### EXERCISE INSTRUCTIONS:
Tally the lines holding the word "with" and state the count by itself.

### DATA LINES:
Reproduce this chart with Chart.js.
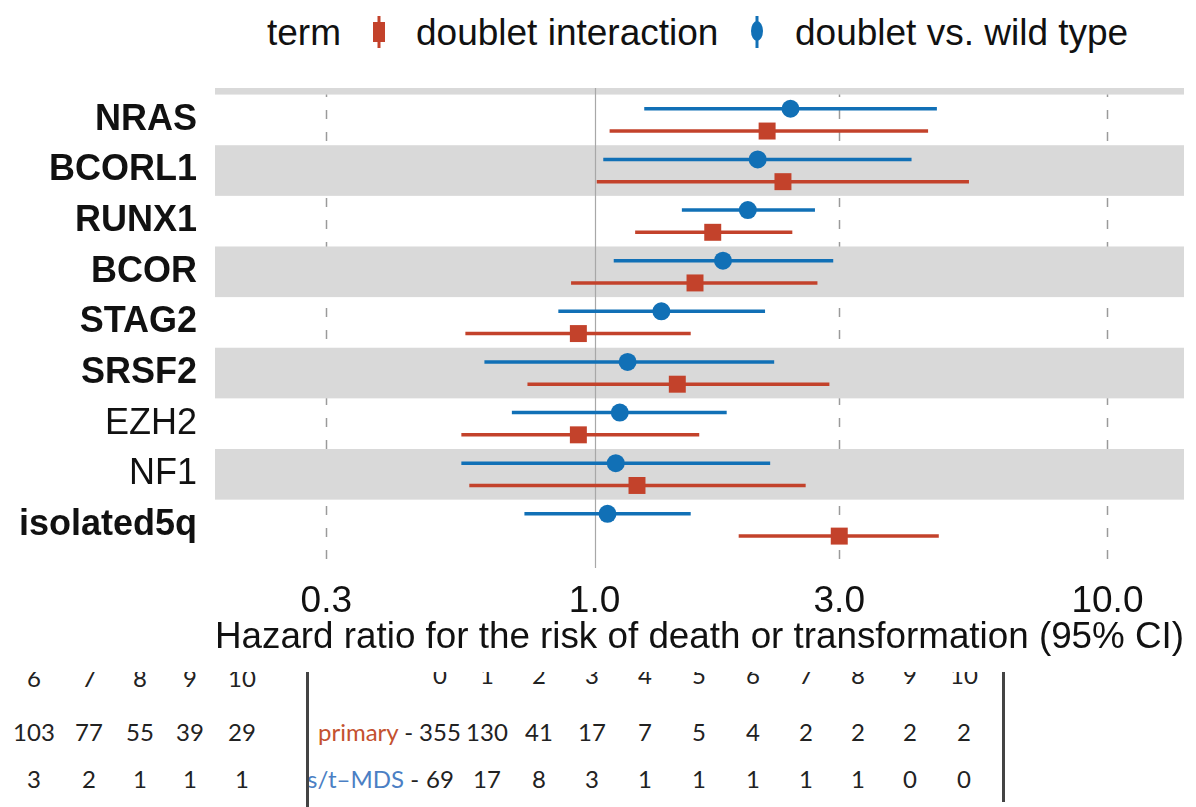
<!DOCTYPE html>
<html>
<head>
<meta charset="utf-8">
<script src="https://cdn.jsdelivr.net/npm/chart.js@4.4.1/dist/chart.umd.min.js"></script>
<style>
  body { margin: 0; background: #fff; width: 1196px; height: 807px; overflow: hidden; position: relative; font-family: "Liberation Sans", Arial, sans-serif; }
  #wrap { position: absolute; left: 0; top: 0; width: 1196px; height: 660px; }
  .leg { position: absolute; top: 11px; font-size: 37px; line-height: 44px; color: #111; white-space: nowrap; }
  .glyph { position: absolute; top: 14px; }
  .tbl { position: absolute; font-family: Lato, "Open Sans", sans-serif; font-size: 24px; color: #222; white-space: nowrap; }
  .cell { position: absolute; transform: translate(-50%, -50%); }
  .rlab { position: absolute; transform: translateY(-50%); text-align: right; }
  .clip { position: absolute; left: 0; top: 672px; width: 1196px; height: 30px; overflow: hidden; }
  .vline { position: absolute; width: 3px; background: #444; }
</style>
</head>
<body>
<div class="leg" style="left:267px">term</div>
<svg class="glyph" style="left:371px" width="16" height="36"><line x1="8" y1="2" x2="8" y2="34" stroke="#c3422b" stroke-width="3"/><rect x="2" y="8" width="12" height="20" fill="#c3422b"/></svg>
<div class="leg" style="left:416px">doublet interaction</div>
<svg class="glyph" style="left:749px" width="16" height="36"><line x1="8" y1="2" x2="8" y2="34" stroke="#1170b6" stroke-width="3"/><ellipse cx="8" cy="17" rx="6" ry="10" fill="#1170b6"/></svg>
<div class="leg" style="left:795px">doublet vs. wild type</div>

<div id="wrap"><canvas id="forest" width="1196" height="660"></canvas></div>

<div id="tables"></div>

<script>
// forest plot data (hazard ratios with 95% CI)
var genes = ['NRAS', 'BCORL1', 'RUNX1', 'BCOR', 'STAG2', 'SRSF2', 'EZH2', 'NF1', 'isolated5q'];
var plainGenes = ['EZH2', 'NF1'];

var vsWildHR = [2.41, 2.08, 1.99, 1.78, 1.35, 1.16, 1.12, 1.10, 1.06];
var vsWildLo = [1.25, 1.04, 1.48, 1.09, 0.85, 0.61, 0.69, 0.55, 0.73];
var vsWildHi = [4.65, 4.15, 2.69, 2.92, 2.15, 2.24, 1.81, 2.20, 1.54];

var interHR = [2.17, 2.33, 1.70, 1.57, 0.93, 1.45, 0.93, 1.21, 3.00];
var interLo = [1.07, 1.01, 1.20, 0.90, 0.56, 0.74, 0.55, 0.57, 1.91];
var interHi = [4.47, 5.37, 2.43, 2.72, 1.54, 2.87, 1.60, 2.58, 4.69];

var xTicks = [0.3, 1, 3, 10];

// risk table fragments underneath
var leftTimes = [6, 7, 8, 9, 10];
var leftRowA = [103, 77, 55, 39, 29];
var leftRowB = [3, 2, 1, 1, 1];
var riskTimes = [0, 1, 2, 3, 4, 5, 6, 7, 8, 9, 10];
var riskPrimary = [355, 130, 41, 17, 7, 5, 4, 2, 2, 2, 2];
var riskTMDS = [69, 17, 8, 3, 1, 1, 1, 1, 1, 0, 0];

var RED = '#c3422b';
var BLUE = '#1170b6';
var OFFSET = 0.22;

function rows(hr, lo, hi, shift) {
  return hr.map(function (v, i) { return { x: v, y: i + shift, lo: lo[i], hi: hi[i] }; });
}

var forestPlugin = {
  id: 'forest',
  beforeDatasetsDraw: function (chart) {
    var ctx = chart.ctx, a = chart.chartArea, x = chart.scales.x, y = chart.scales.y;
    ctx.save();
    ctx.beginPath();
    ctx.rect(a.left, a.top, a.right - a.left, a.bottom - a.top);
    ctx.clip();

    // dashed grid
    ctx.strokeStyle = '#9a9a9a';
    ctx.lineWidth = 1.5;
    ctx.setLineDash([9, 13]);
    xTicks.forEach(function (v) {
      if (v === 1) return;
      var px = Math.round(x.getPixelForValue(v)) + 0.5;
      ctx.beginPath(); ctx.moveTo(px, a.top); ctx.lineTo(px, a.bottom); ctx.stroke();
    });
    ctx.setLineDash([]);

    // shaded bands
    ctx.fillStyle = '#d9d9d9';
    for (var i = -1; i < genes.length - 1; i += 2) {
      var t = y.getPixelForValue(i - 0.5), b = y.getPixelForValue(i + 0.5);
      ctx.fillRect(a.left, Math.min(t, b), a.right - a.left, Math.abs(b - t));
    }

    // reference line at 1
    var p1 = Math.round(x.getPixelForValue(1)) + 0.5;
    ctx.strokeStyle = '#a8a8a8';
    ctx.lineWidth = 1.2;
    ctx.beginPath(); ctx.moveTo(p1, a.top); ctx.lineTo(p1, a.bottom); ctx.stroke();

    // CI whiskers
    ctx.lineWidth = 3.5;
    chart.data.datasets.forEach(function (ds) {
      ctx.strokeStyle = ds.borderColor;
      ds.data.forEach(function (p) {
        var py = y.getPixelForValue(p.y);
        ctx.beginPath();
        ctx.moveTo(x.getPixelForValue(p.lo), py);
        ctx.lineTo(x.getPixelForValue(p.hi), py);
        ctx.stroke();
      });
    });
    ctx.restore();
  }
};

new Chart(document.getElementById('forest'), {
  type: 'scatter',
  data: {
    datasets: [
      {
        label: 'doublet vs. wild type',
        data: rows(vsWildHR, vsWildLo, vsWildHi, -OFFSET),
        backgroundColor: BLUE, borderColor: BLUE,
        pointStyle: 'circle', pointRadius: 9, borderWidth: 0
      },
      {
        label: 'doublet interaction',
        data: rows(interHR, interLo, interHi, OFFSET),
        backgroundColor: RED, borderColor: RED,
        pointStyle: 'rect', pointRadius: 12, borderWidth: 0
      }
    ]
  },
  options: {
    responsive: false,
    animation: false,
    layout: { padding: { top: 88, right: 10, bottom: 0, left: 0 } },
    plugins: { legend: { display: false }, tooltip: { enabled: false } },
    scales: {
      x: {
        type: 'logarithmic',
        min: 0.182,
        max: 14.1,
        afterBuildTicks: function (scale) { scale.ticks = xTicks.map(function (v) { return { value: v }; }); },
        afterFit: function (scale) { scale.height = 92; },
        ticks: {
          color: '#111',
          padding: 12,
          maxRotation: 0,
          autoSkip: false,
          font: { family: 'Liberation Sans', size: 37 },
          callback: function (v) { return Number(v).toFixed(1); }
        },
        grid: { display: false, drawTicks: false },
        border: { display: false },
        title: {
          display: true,
          text: 'Hazard ratio for the risk of death or transformation (95% CI)',
          color: '#111',
          font: { family: 'Liberation Sans', size: 37.8 },
          padding: { top: 0, bottom: 0 }
        }
      },
      y: {
        type: 'linear',
        reverse: true,
        min: -0.63,
        max: 8.85,
        afterBuildTicks: function (scale) { scale.ticks = genes.map(function (g, i) { return { value: i }; }); },
        afterFit: function (scale) { scale.width = 215; },
        ticks: {
          color: '#111',
          padding: 18,
          autoSkip: false,
          font: function (c) {
            var g = genes[c.tick ? c.tick.value : 0];
            return { family: 'Liberation Sans', size: 36, weight: plainGenes.indexOf(g) >= 0 ? 'normal' : 'bold' };
          },
          callback: function (v) { return genes[v]; }
        },
        grid: { display: false, drawTicks: false },
        border: { display: false }
      }
    }
  },
  plugins: [forestPlugin]
});

// bottom risk tables
var tables = document.getElementById('tables');
function cell(parent, text, cx, cy, color) {
  var s = document.createElement('span');
  s.className = 'cell';
  s.textContent = text;
  s.style.left = cx + 'px';
  s.style.top = cy + 'px';
  if (color) s.style.color = color;
  parent.appendChild(s);
}
var leftX = [34, 89, 140, 190, 242];
var rightX = [440, 487, 539, 592, 645, 699, 753, 806, 858, 910, 964];

var clip = document.createElement('div');
clip.className = 'clip tbl';
tables.appendChild(clip);
leftTimes.forEach(function (t, i) { cell(clip, t, leftX[i], 5); });
riskTimes.forEach(function (t, i) { cell(clip, t, rightX[i], 2); });

var body = document.createElement('div');
body.className = 'tbl';
body.style.left = '0px'; body.style.top = '0px';
tables.appendChild(body);
leftRowA.forEach(function (v, i) { cell(body, v, leftX[i], 731); });
leftRowB.forEach(function (v, i) { cell(body, v, leftX[i], 778); });
riskPrimary.forEach(function (v, i) { cell(body, v, rightX[i], 731); });
riskTMDS.forEach(function (v, i) { cell(body, v, rightX[i], 778); });

var lab1 = document.createElement('span');
lab1.className = 'rlab';
lab1.innerHTML = '<span style="color:#c4512f">primary</span>&nbsp;-';
lab1.style.left = '318px'; lab1.style.top = '731px';
body.appendChild(lab1);
var lab2 = document.createElement('span');
lab2.className = 'rlab';
lab2.innerHTML = '<span style="color:#4b7fc4">s/t\u2013MDS</span>&nbsp;-';
lab2.style.left = '307px'; lab2.style.top = '778px';
body.appendChild(lab2);

[[306, 672, 135], [1002, 672, 130]].forEach(function (l) {
  var d = document.createElement('div');
  d.className = 'vline';
  d.style.left = l[0] + 'px'; d.style.top = l[1] + 'px'; d.style.height = l[2] + 'px';
  tables.appendChild(d);
});
</script>
</body>
</html>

### EXPECTED OUTPUT:
2